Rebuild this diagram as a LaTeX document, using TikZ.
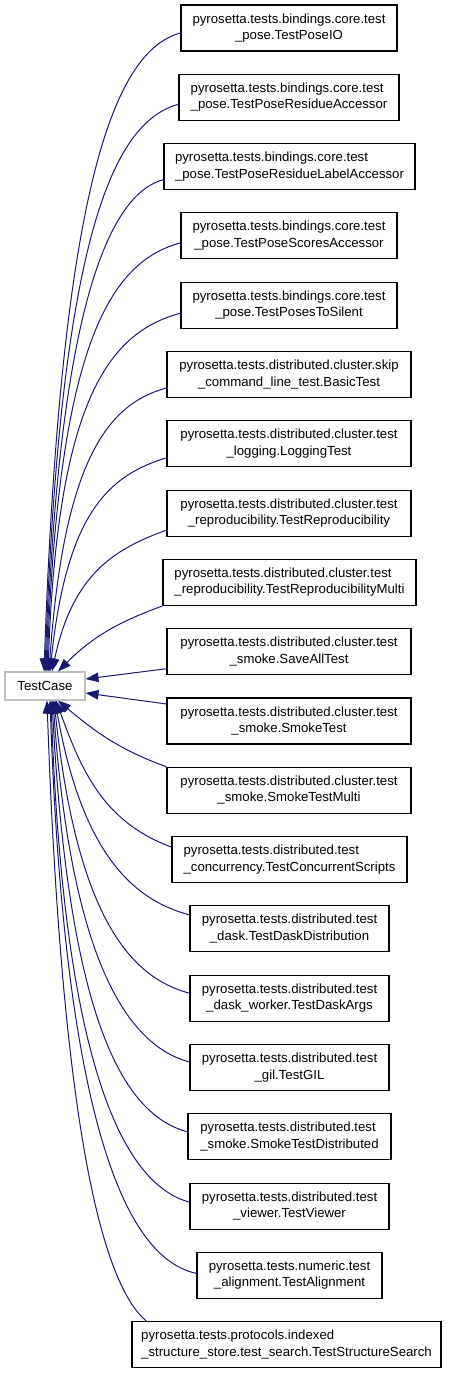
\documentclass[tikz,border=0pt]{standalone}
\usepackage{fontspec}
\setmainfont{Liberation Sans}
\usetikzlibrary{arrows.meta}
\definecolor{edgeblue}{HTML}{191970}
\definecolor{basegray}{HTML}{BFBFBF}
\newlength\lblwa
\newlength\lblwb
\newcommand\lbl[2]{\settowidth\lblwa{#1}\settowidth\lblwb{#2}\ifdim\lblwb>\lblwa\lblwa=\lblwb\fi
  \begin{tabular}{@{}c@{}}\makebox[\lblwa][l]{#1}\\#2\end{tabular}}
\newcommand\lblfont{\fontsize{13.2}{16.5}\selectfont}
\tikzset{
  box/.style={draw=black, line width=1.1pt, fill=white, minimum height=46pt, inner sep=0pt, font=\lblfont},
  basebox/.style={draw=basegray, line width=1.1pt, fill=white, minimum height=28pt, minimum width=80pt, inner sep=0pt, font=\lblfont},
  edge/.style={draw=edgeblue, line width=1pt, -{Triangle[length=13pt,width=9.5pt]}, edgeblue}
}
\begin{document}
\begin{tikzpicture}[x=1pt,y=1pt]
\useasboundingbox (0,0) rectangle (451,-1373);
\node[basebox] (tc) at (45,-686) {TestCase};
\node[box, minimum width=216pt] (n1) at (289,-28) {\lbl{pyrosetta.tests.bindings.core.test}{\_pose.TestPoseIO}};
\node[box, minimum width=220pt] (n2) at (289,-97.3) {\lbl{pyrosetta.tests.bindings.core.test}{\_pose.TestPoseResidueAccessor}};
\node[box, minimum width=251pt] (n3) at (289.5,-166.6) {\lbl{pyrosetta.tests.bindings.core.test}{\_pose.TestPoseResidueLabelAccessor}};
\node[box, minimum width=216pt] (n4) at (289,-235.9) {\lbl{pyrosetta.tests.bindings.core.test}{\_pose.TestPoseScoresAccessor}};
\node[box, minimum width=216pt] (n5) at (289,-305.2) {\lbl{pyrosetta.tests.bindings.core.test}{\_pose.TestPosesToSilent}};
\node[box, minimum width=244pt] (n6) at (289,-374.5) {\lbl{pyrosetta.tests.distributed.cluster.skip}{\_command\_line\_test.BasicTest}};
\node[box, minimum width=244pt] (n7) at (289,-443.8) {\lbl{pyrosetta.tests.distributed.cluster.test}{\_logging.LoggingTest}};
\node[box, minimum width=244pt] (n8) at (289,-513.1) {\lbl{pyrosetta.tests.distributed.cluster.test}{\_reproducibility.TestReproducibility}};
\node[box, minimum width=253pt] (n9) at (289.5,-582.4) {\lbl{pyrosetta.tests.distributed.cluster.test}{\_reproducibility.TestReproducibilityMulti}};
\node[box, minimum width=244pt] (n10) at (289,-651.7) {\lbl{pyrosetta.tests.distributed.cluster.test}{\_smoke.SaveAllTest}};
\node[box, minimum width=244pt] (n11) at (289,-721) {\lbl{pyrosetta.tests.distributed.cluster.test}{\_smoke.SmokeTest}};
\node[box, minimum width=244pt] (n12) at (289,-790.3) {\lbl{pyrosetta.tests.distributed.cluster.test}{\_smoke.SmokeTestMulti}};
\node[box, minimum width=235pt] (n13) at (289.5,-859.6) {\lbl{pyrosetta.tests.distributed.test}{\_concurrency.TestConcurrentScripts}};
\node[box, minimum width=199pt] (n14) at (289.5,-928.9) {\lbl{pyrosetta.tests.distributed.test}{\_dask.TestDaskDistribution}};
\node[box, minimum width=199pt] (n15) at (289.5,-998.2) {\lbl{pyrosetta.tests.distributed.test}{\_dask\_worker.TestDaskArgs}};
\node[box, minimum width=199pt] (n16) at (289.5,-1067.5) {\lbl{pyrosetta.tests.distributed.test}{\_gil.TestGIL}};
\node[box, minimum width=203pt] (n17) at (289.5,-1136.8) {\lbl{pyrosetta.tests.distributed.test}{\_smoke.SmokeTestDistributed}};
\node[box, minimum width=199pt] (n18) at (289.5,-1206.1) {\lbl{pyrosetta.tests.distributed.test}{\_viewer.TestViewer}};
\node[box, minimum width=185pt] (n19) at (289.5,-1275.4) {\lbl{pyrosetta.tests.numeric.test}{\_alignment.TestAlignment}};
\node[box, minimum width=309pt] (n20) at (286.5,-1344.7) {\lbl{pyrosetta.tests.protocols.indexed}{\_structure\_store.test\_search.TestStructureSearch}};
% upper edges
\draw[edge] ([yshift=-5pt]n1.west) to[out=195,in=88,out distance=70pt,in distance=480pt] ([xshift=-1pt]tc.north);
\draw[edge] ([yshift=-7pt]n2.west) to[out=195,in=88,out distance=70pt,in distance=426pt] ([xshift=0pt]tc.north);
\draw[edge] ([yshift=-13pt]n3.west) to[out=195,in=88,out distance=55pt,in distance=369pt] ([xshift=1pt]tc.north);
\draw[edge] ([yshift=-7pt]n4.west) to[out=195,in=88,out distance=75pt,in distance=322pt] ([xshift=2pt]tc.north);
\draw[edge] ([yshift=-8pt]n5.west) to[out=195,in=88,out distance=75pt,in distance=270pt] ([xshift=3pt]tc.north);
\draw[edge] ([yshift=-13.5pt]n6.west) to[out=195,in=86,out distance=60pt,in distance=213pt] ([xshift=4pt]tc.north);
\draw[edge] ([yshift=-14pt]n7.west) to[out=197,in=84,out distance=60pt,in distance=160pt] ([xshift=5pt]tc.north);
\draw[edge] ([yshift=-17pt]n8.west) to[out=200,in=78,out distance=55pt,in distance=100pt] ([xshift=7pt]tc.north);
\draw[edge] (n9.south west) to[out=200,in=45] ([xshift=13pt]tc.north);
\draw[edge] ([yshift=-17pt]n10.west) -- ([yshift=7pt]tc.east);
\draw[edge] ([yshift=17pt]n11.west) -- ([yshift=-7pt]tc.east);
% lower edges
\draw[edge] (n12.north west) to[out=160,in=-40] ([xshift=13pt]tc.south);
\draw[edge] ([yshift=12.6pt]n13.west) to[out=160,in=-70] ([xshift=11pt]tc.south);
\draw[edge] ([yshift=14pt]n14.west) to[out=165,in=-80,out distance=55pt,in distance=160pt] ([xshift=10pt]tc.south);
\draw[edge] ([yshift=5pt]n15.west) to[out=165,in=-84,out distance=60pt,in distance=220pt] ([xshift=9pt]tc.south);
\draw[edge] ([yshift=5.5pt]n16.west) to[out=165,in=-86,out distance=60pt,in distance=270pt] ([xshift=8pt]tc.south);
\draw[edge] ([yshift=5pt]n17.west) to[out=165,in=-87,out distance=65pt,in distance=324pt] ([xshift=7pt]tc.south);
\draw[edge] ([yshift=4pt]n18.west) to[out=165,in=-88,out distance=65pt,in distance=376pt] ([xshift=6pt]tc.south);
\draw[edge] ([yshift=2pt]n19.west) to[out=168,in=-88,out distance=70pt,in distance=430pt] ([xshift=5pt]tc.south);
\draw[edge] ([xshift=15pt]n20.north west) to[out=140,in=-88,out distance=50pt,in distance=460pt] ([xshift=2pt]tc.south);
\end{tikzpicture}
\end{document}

________________________________________

• Problem to solve: Reproduce the material word for word, minus the images.

• Solution for this problem:
Rebuild this diagram as a LaTeX document, using TikZ.
\documentclass[tikz,border=0pt]{standalone}
\usepackage{fontspec}
\setmainfont{Liberation Sans}
\usetikzlibrary{arrows.meta}
\definecolor{edgeblue}{HTML}{191970}
\definecolor{basegray}{HTML}{BFBFBF}
\newlength\lblwa
\newlength\lblwb
\newcommand\lbl[2]{\settowidth\lblwa{#1}\settowidth\lblwb{#2}\ifdim\lblwb>\lblwa\lblwa=\lblwb\fi
  \begin{tabular}{@{}c@{}}\makebox[\lblwa][l]{#1}\\#2\end{tabular}}
\newcommand\lblfont{\fontsize{13.2}{16.5}\selectfont}
\tikzset{
  box/.style={draw=black, line width=1.1pt, fill=white, minimum height=46pt, inner sep=0pt, font=\lblfont},
  basebox/.style={draw=basegray, line width=1.1pt, fill=white, minimum height=28pt, minimum width=80pt, inner sep=0pt, font=\lblfont},
  edge/.style={draw=edgeblue, line width=1pt, -{Triangle[length=13pt,width=9.5pt]}, edgeblue}
}
\begin{document}
\begin{tikzpicture}[x=1pt,y=1pt]
\useasboundingbox (0,0) rectangle (451,-1373);
\node[basebox] (tc) at (45,-686) {TestCase};
\node[box, minimum width=216pt] (n1) at (289,-28) {\lbl{pyrosetta.tests.bindings.core.test}{\_pose.TestPoseIO}};
\node[box, minimum width=220pt] (n2) at (289,-97.3) {\lbl{pyrosetta.tests.bindings.core.test}{\_pose.TestPoseResidueAccessor}};
\node[box, minimum width=251pt] (n3) at (289.5,-166.6) {\lbl{pyrosetta.tests.bindings.core.test}{\_pose.TestPoseResidueLabelAccessor}};
\node[box, minimum width=216pt] (n4) at (289,-235.9) {\lbl{pyrosetta.tests.bindings.core.test}{\_pose.TestPoseScoresAccessor}};
\node[box, minimum width=216pt] (n5) at (289,-305.2) {\lbl{pyrosetta.tests.bindings.core.test}{\_pose.TestPosesToSilent}};
\node[box, minimum width=244pt] (n6) at (289,-374.5) {\lbl{pyrosetta.tests.distributed.cluster.skip}{\_command\_line\_test.BasicTest}};
\node[box, minimum width=244pt] (n7) at (289,-443.8) {\lbl{pyrosetta.tests.distributed.cluster.test}{\_logging.LoggingTest}};
\node[box, minimum width=244pt] (n8) at (289,-513.1) {\lbl{pyrosetta.tests.distributed.cluster.test}{\_reproducibility.TestReproducibility}};
\node[box, minimum width=253pt] (n9) at (289.5,-582.4) {\lbl{pyrosetta.tests.distributed.cluster.test}{\_reproducibility.TestReproducibilityMulti}};
\node[box, minimum width=244pt] (n10) at (289,-651.7) {\lbl{pyrosetta.tests.distributed.cluster.test}{\_smoke.SaveAllTest}};
\node[box, minimum width=244pt] (n11) at (289,-721) {\lbl{pyrosetta.tests.distributed.cluster.test}{\_smoke.SmokeTest}};
\node[box, minimum width=244pt] (n12) at (289,-790.3) {\lbl{pyrosetta.tests.distributed.cluster.test}{\_smoke.SmokeTestMulti}};
\node[box, minimum width=235pt] (n13) at (289.5,-859.6) {\lbl{pyrosetta.tests.distributed.test}{\_concurrency.TestConcurrentScripts}};
\node[box, minimum width=199pt] (n14) at (289.5,-928.9) {\lbl{pyrosetta.tests.distributed.test}{\_dask.TestDaskDistribution}};
\node[box, minimum width=199pt] (n15) at (289.5,-998.2) {\lbl{pyrosetta.tests.distributed.test}{\_dask\_worker.TestDaskArgs}};
\node[box, minimum width=199pt] (n16) at (289.5,-1067.5) {\lbl{pyrosetta.tests.distributed.test}{\_gil.TestGIL}};
\node[box, minimum width=203pt] (n17) at (289.5,-1136.8) {\lbl{pyrosetta.tests.distributed.test}{\_smoke.SmokeTestDistributed}};
\node[box, minimum width=199pt] (n18) at (289.5,-1206.1) {\lbl{pyrosetta.tests.distributed.test}{\_viewer.TestViewer}};
\node[box, minimum width=185pt] (n19) at (289.5,-1275.4) {\lbl{pyrosetta.tests.numeric.test}{\_alignment.TestAlignment}};
\node[box, minimum width=309pt] (n20) at (286.5,-1344.7) {\lbl{pyrosetta.tests.protocols.indexed}{\_structure\_store.test\_search.TestStructureSearch}};
% upper edges
\draw[edge] ([yshift=-5pt]n1.west) to[out=195,in=88,out distance=70pt,in distance=480pt] ([xshift=-1pt]tc.north);
\draw[edge] ([yshift=-7pt]n2.west) to[out=195,in=88,out distance=70pt,in distance=426pt] ([xshift=0pt]tc.north);
\draw[edge] ([yshift=-13pt]n3.west) to[out=195,in=88,out distance=55pt,in distance=369pt] ([xshift=1pt]tc.north);
\draw[edge] ([yshift=-7pt]n4.west) to[out=195,in=88,out distance=75pt,in distance=322pt] ([xshift=2pt]tc.north);
\draw[edge] ([yshift=-8pt]n5.west) to[out=195,in=88,out distance=75pt,in distance=270pt] ([xshift=3pt]tc.north);
\draw[edge] ([yshift=-13.5pt]n6.west) to[out=195,in=86,out distance=60pt,in distance=213pt] ([xshift=4pt]tc.north);
\draw[edge] ([yshift=-14pt]n7.west) to[out=197,in=84,out distance=60pt,in distance=160pt] ([xshift=5pt]tc.north);
\draw[edge] ([yshift=-17pt]n8.west) to[out=200,in=78,out distance=55pt,in distance=100pt] ([xshift=7pt]tc.north);
\draw[edge] (n9.south west) to[out=200,in=45] ([xshift=13pt]tc.north);
\draw[edge] ([yshift=-17pt]n10.west) -- ([yshift=7pt]tc.east);
\draw[edge] ([yshift=17pt]n11.west) -- ([yshift=-7pt]tc.east);
% lower edges
\draw[edge] (n12.north west) to[out=160,in=-40] ([xshift=13pt]tc.south);
\draw[edge] ([yshift=12.6pt]n13.west) to[out=160,in=-70] ([xshift=11pt]tc.south);
\draw[edge] ([yshift=14pt]n14.west) to[out=165,in=-80,out distance=55pt,in distance=160pt] ([xshift=10pt]tc.south);
\draw[edge] ([yshift=5pt]n15.west) to[out=165,in=-84,out distance=60pt,in distance=220pt] ([xshift=9pt]tc.south);
\draw[edge] ([yshift=5.5pt]n16.west) to[out=165,in=-86,out distance=60pt,in distance=270pt] ([xshift=8pt]tc.south);
\draw[edge] ([yshift=5pt]n17.west) to[out=165,in=-87,out distance=65pt,in distance=324pt] ([xshift=7pt]tc.south);
\draw[edge] ([yshift=4pt]n18.west) to[out=165,in=-88,out distance=65pt,in distance=376pt] ([xshift=6pt]tc.south);
\draw[edge] ([yshift=2pt]n19.west) to[out=168,in=-88,out distance=70pt,in distance=430pt] ([xshift=5pt]tc.south);
\draw[edge] ([xshift=15pt]n20.north west) to[out=140,in=-88,out distance=50pt,in distance=460pt] ([xshift=2pt]tc.south);
\end{tikzpicture}
\end{document}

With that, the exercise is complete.